I understand why he objected to being called Republican. But I think somewhere in the midst of these two stories, there lies the future of the United States.
If there was a political party that was immune to the extremes on both the right and the left, a true centrist political party, this country could work a lot better.
That's what we needs. Most of the people in this country agree on most things. They really do. But the moderate majority is the nice, peaceful folk who live on a fertile plain in between opposing armies. When those armies want to duke it out, they do it on our land, leaving spoiled earth behind. They divide most of us, asking us to give up on most of the things we think important because we are told THIS one issue is more important than THAT other.
I turned 18 in 1984 and got to vote for president. I think I voted for Ronald Reagan.

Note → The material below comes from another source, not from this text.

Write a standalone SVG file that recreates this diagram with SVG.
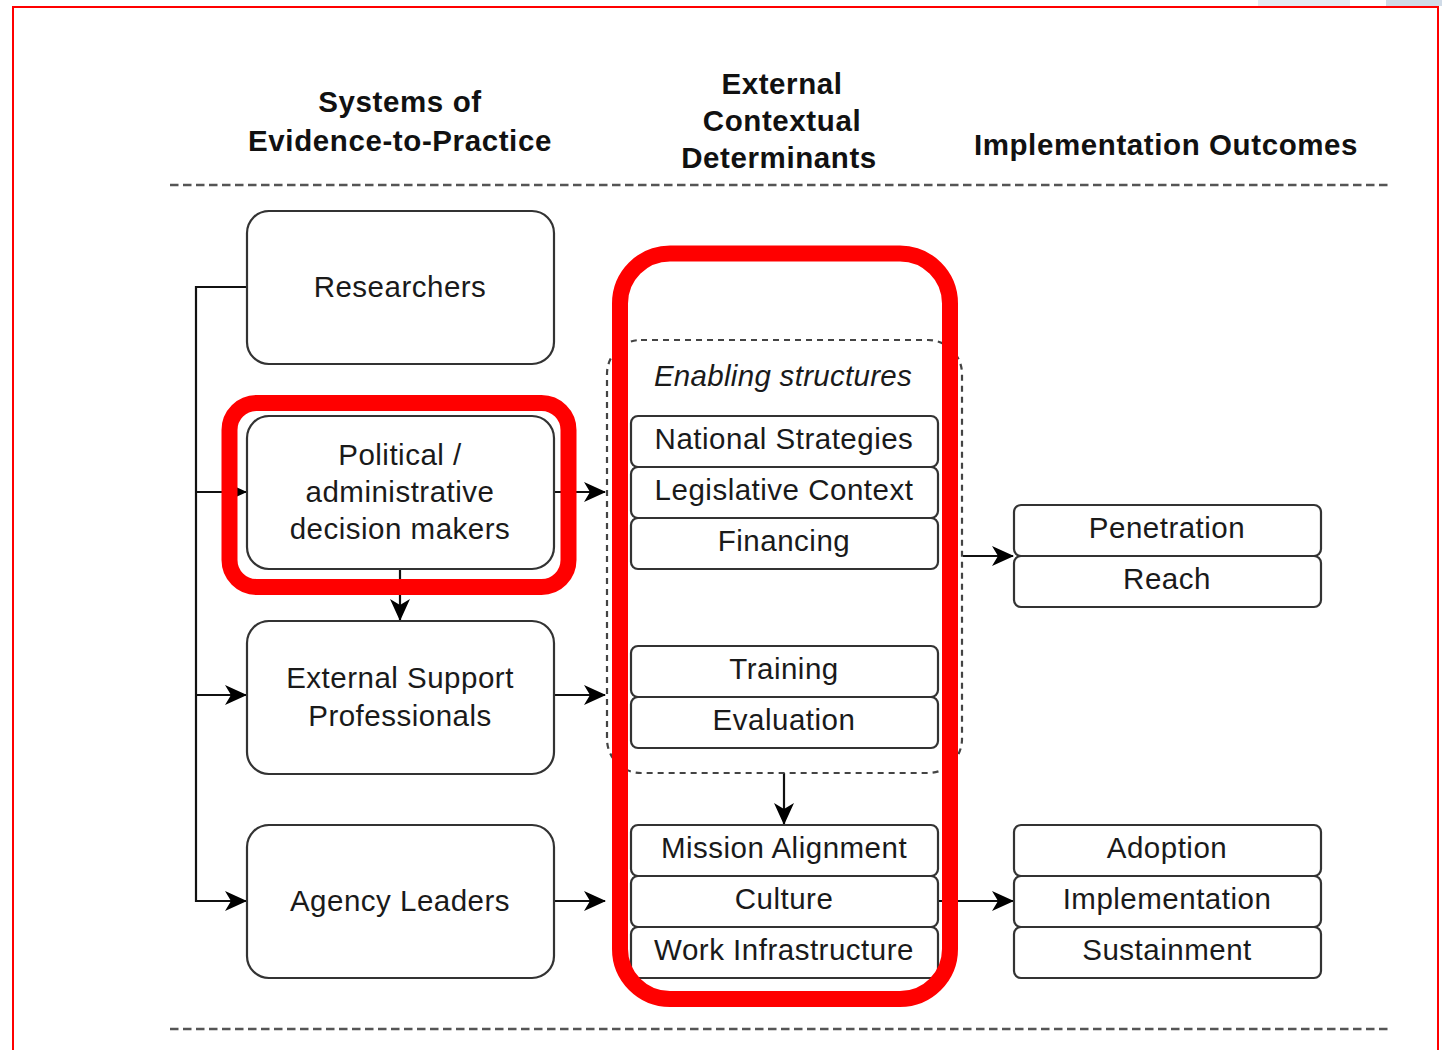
<svg xmlns="http://www.w3.org/2000/svg" width="1442" height="1050" viewBox="0 0 1442 1050">
<style>
.hdr{font-family:"Liberation Sans",Arial,sans-serif;font-size:29.5px;font-weight:bold;fill:#111;text-anchor:middle;letter-spacing:0.6px}
.t{font-family:"Liberation Sans",Arial,sans-serif;font-size:29.5px;fill:#1a1a1a;text-anchor:middle;letter-spacing:0.5px}
.it{font-family:"Liberation Sans",Arial,sans-serif;font-size:29.5px;font-style:italic;fill:#1a1a1a;text-anchor:middle;letter-spacing:0.3px}
.big{fill:#fff;stroke:#333;stroke-width:2.2}
.sm{fill:#fff;stroke:#333;stroke-width:2.2}
.sep{stroke:#555;stroke-width:2.5;stroke-dasharray:8.5 4.5;fill:none}
.con{fill:none;stroke:#111;stroke-width:2.2}
.hl{fill:none;stroke:#ff0000;stroke-width:16}
</style>
<defs>
<marker id="arr" viewBox="0 0 22 22" markerWidth="22" markerHeight="22" refX="21" refY="11" orient="auto" markerUnits="userSpaceOnUse">
<path d="M0,1 L22,11 L0,21 L6,11 z" fill="#000"/>
</marker>
</defs>
<rect x="0" y="0" width="1442" height="1050" fill="#fff"/>
<g id="artifacts">
<rect x="1258" y="0" width="92" height="6" fill="#e5ebf2"/>
<rect x="1386" y="0" width="56" height="6" fill="#d0dbe7"/>
</g>
<rect id="frame" x="13" y="7" width="1425" height="1060" fill="none" stroke="#ff0000" stroke-width="2"/>

<g id="headers">
<text class="hdr" x="400" y="112">Systems of</text>
<text class="hdr" x="400" y="151">Evidence-to-Practice</text>
<text class="hdr" x="782" y="94">External</text>
<text class="hdr" x="782" y="131">Contextual</text>
<text class="hdr" x="779" y="168">Determinants</text>
<text class="hdr" x="1166" y="155">Implementation Outcomes</text>
</g>
<g id="separators">
<line class="sep" x1="170" y1="185" x2="1390" y2="185"/>
<line class="sep" x1="170" y1="1029" x2="1390" y2="1029"/>
</g>

<g id="connectors">
<path class="con" d="M247,287 H196 V901 H246" marker-end="url(#arr)"/>
<path class="con" d="M196,492 H246" marker-end="url(#arr)"/>
<path class="con" d="M196,695 H246" marker-end="url(#arr)"/>
<path class="con" d="M400,569 V620" marker-end="url(#arr)"/>
<path class="con" d="M554,492 H605" marker-end="url(#arr)"/>
<path class="con" d="M554,695 H605" marker-end="url(#arr)"/>
<path class="con" d="M554,901 H605" marker-end="url(#arr)"/>
<path class="con" d="M784,773 V824" marker-end="url(#arr)"/>
<path class="con" d="M963,556 H1013" marker-end="url(#arr)"/>
<path class="con" d="M938,901 H1013" marker-end="url(#arr)"/>
</g>

<g id="researchers">
<rect class="big" x="247" y="211" width="307" height="153" rx="22"/>
<text class="t" x="400" y="297">Researchers</text>
</g>
<g id="political">
<rect class="big" x="247" y="416" width="307" height="153" rx="22"/>
<text class="t" x="400" y="465">Political /</text>
<text class="t" x="400" y="502">administrative</text>
<text class="t" x="400" y="539">decision makers</text>
</g>
<g id="external-support">
<rect class="big" x="247" y="621" width="307" height="153" rx="22"/>
<text class="t" x="400" y="688">External Support</text>
<text class="t" x="400" y="726">Professionals</text>
</g>
<g id="agency-leaders">
<rect class="big" x="247" y="825" width="307" height="153" rx="22"/>
<text class="t" x="400" y="911">Agency Leaders</text>
</g>

<g id="enabling-structures">
<rect x="607" y="340" width="355" height="433" rx="34" fill="none" stroke="#444" stroke-width="2.2" stroke-dasharray="6 5"/>
<text class="it" x="783" y="386">Enabling structures</text>
</g>
<g id="national-strategies">
<rect class="sm" x="631" y="416" width="307" height="51" rx="7"/>
<text class="t" x="784" y="449">National Strategies</text>
</g>
<g id="legislative-context">
<rect class="sm" x="631" y="467" width="307" height="51" rx="7"/>
<text class="t" x="784" y="500">Legislative Context</text>
</g>
<g id="financing">
<rect class="sm" x="631" y="518" width="307" height="51" rx="7"/>
<text class="t" x="784" y="551">Financing</text>
</g>
<g id="training">
<rect class="sm" x="631" y="646" width="307" height="51" rx="7"/>
<text class="t" x="784" y="679">Training</text>
</g>
<g id="evaluation">
<rect class="sm" x="631" y="697" width="307" height="51" rx="7"/>
<text class="t" x="784" y="730">Evaluation</text>
</g>
<g id="mission-alignment">
<rect class="sm" x="631" y="825" width="307" height="51" rx="7"/>
<text class="t" x="784" y="858">Mission Alignment</text>
</g>
<g id="culture">
<rect class="sm" x="631" y="876" width="307" height="51" rx="7"/>
<text class="t" x="784" y="909">Culture</text>
</g>
<g id="work-infrastructure">
<rect class="sm" x="631" y="927" width="307" height="51" rx="7"/>
<text class="t" x="784" y="960">Work Infrastructure</text>
</g>

<g id="penetration">
<rect class="sm" x="1014" y="505" width="307" height="51" rx="7"/>
<text class="t" x="1167" y="538">Penetration</text>
</g>
<g id="reach">
<rect class="sm" x="1014" y="556" width="307" height="51" rx="7"/>
<text class="t" x="1167" y="589">Reach</text>
</g>
<g id="adoption">
<rect class="sm" x="1014" y="825" width="307" height="51" rx="7"/>
<text class="t" x="1167" y="858">Adoption</text>
</g>
<g id="implementation">
<rect class="sm" x="1014" y="876" width="307" height="51" rx="7"/>
<text class="t" x="1167" y="909">Implementation</text>
</g>
<g id="sustainment">
<rect class="sm" x="1014" y="927" width="307" height="51" rx="7"/>
<text class="t" x="1167" y="960">Sustainment</text>
</g>

<g id="highlights">
<rect class="hl" x="229.5" y="403" width="339" height="184" rx="27"/>
<rect class="hl" x="620" y="253.5" width="330" height="745.5" rx="50"/>
</g>
</svg>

Four years later, my choices were George Herbert Walker Bush and Michael Dukakis. I pencilled in a communist candidate, I think, because I knew Dukakis couldn't lead and Bush was stained by the corruption in Ronald Reagan's White House. Iran-Contra, the S&L crisis. It was too much to vote for four more years of that, even though the original George H.W. Bush was more of a moderate than anyone seems to remember. (Voodoo economics.)
I've flipped back and forth. I actually voted for Mark Sanford as governor of South Carolina, for his first term. But not for his second term.
I couldn't put on any particular hat for this election. Obama talked pretty but was being pulled by the extremes. At the same time, he had not done anything of note as a state senator or as a U.S. Senator in the two years of his office he spent before actually turning his attention to running.
I might have voted for the libertarian this time around. I can't remember.
Twice now I've vote in such a way that my ballot might be described as "sending a message."
Doesn't work.
This country needs to be put in the hands of the moderates for a while.We need a moderate political party.
Any takers?
P.S, There were two columns in The Charlotte Observer op-ed today. Not quite a call for a moderate political party. But definitely cries about the extreme voices on each side causing problems.
The GOP misreads American History by David Brooks is one.
We've let the verbal bombers hijack our national discourse by Leonard Pitts is the other.